--- Dataset content ---
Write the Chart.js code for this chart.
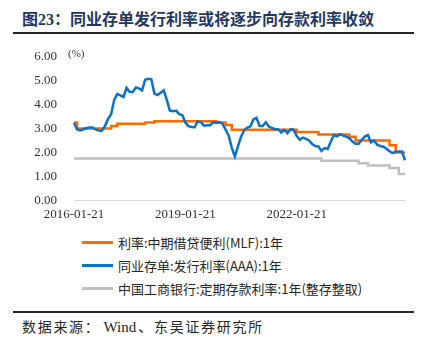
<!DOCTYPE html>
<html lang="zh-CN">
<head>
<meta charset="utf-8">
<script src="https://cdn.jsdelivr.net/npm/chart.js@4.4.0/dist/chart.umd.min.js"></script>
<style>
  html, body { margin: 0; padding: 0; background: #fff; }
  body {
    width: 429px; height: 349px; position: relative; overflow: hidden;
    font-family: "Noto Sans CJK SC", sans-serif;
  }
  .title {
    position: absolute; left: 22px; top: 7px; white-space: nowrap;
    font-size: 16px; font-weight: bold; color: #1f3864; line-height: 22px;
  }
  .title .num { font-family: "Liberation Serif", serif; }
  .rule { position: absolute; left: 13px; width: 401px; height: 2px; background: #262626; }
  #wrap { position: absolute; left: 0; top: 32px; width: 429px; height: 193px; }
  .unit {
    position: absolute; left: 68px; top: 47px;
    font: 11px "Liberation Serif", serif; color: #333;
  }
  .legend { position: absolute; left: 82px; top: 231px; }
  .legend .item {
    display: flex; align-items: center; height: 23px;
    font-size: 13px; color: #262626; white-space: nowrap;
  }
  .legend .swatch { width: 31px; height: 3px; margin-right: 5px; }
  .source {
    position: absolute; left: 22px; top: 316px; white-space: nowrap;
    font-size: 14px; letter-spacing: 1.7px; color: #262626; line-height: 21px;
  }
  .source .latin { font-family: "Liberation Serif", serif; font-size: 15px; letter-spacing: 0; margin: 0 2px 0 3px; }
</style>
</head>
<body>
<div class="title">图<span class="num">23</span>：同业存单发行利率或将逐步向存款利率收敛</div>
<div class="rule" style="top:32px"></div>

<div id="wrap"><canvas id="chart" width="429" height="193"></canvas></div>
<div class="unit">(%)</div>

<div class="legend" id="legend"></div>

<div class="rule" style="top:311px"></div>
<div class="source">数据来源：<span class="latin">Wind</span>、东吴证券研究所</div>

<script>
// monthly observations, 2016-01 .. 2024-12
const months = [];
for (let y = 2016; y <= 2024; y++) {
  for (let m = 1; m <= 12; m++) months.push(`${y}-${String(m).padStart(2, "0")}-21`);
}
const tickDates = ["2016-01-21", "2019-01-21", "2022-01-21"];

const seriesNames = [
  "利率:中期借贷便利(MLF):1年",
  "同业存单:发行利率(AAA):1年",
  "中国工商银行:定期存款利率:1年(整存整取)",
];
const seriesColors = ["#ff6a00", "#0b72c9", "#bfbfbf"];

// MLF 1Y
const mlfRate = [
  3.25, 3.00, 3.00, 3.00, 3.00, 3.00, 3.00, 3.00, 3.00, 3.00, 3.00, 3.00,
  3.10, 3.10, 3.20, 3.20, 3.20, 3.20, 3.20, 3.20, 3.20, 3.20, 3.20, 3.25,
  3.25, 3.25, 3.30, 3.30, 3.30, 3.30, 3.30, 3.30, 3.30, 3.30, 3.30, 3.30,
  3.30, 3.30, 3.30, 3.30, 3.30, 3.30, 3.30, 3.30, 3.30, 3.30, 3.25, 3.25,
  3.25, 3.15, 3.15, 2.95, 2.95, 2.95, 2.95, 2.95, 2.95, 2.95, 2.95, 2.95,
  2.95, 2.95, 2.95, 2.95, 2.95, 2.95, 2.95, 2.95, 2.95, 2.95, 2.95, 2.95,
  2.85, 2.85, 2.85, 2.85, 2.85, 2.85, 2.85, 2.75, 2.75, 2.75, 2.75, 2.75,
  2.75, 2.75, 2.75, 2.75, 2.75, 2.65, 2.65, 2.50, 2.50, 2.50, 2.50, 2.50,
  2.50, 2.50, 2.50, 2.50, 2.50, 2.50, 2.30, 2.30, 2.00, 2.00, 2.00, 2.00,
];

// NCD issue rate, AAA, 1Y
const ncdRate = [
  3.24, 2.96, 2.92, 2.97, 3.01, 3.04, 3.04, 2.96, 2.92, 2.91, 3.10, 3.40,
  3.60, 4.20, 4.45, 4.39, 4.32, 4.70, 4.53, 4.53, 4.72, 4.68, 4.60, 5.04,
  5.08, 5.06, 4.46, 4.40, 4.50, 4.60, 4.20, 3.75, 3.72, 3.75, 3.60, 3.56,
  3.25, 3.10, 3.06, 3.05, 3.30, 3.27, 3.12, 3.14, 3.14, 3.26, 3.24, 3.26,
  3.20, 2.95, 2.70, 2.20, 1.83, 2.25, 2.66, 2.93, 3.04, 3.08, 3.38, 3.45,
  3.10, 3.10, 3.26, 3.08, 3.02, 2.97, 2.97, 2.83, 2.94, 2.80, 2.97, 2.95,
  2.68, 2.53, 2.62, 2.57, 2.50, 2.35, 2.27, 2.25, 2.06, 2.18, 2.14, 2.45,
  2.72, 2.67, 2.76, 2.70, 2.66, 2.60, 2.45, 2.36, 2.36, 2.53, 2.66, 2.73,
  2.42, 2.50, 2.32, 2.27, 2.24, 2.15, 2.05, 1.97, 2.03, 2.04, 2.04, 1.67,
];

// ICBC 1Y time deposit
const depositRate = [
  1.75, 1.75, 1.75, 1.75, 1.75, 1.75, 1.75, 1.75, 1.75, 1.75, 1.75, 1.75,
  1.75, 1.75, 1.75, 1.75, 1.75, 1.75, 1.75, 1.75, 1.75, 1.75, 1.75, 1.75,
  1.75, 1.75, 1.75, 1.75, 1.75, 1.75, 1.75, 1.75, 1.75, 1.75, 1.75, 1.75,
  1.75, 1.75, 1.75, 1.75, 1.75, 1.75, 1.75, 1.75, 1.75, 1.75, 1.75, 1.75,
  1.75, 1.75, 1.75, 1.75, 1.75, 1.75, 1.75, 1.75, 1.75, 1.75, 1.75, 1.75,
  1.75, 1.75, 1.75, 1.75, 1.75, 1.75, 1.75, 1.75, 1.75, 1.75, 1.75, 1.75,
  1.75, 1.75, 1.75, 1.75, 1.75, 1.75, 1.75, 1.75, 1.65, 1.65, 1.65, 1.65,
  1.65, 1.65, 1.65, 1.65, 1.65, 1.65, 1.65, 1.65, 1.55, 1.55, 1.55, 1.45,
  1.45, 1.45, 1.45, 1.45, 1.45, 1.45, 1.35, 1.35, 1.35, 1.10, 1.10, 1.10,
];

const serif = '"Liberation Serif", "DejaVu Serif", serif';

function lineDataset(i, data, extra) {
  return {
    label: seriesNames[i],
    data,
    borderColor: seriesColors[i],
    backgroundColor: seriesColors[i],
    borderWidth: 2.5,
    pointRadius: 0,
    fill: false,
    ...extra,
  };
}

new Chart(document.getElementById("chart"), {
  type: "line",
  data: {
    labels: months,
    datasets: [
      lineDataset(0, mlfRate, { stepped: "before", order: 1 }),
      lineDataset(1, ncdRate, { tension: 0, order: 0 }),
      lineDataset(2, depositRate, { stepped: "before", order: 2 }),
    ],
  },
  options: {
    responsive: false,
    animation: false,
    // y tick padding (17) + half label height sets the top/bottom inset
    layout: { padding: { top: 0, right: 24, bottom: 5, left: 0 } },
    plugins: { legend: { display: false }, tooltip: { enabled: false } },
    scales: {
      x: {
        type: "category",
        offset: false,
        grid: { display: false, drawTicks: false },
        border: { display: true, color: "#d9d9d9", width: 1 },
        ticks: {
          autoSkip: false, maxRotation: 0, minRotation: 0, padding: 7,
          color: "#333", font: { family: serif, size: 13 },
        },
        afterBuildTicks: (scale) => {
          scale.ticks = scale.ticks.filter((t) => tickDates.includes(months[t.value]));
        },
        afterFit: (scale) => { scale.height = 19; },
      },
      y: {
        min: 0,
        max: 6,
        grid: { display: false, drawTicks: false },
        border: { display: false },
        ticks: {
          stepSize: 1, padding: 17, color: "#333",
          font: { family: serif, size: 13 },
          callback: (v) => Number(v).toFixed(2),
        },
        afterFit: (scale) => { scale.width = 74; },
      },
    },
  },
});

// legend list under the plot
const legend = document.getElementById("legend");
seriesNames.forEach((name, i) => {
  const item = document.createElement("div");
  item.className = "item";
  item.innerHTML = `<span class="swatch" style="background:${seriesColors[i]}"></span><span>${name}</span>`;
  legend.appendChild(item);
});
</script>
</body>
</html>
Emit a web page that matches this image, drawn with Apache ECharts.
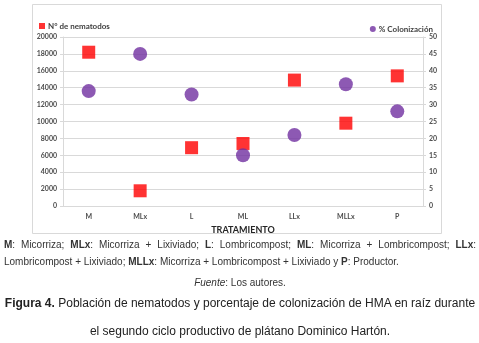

--- Written task ---
Count the lines that hold the string "this" and state that number alone.

--- The answer ---
2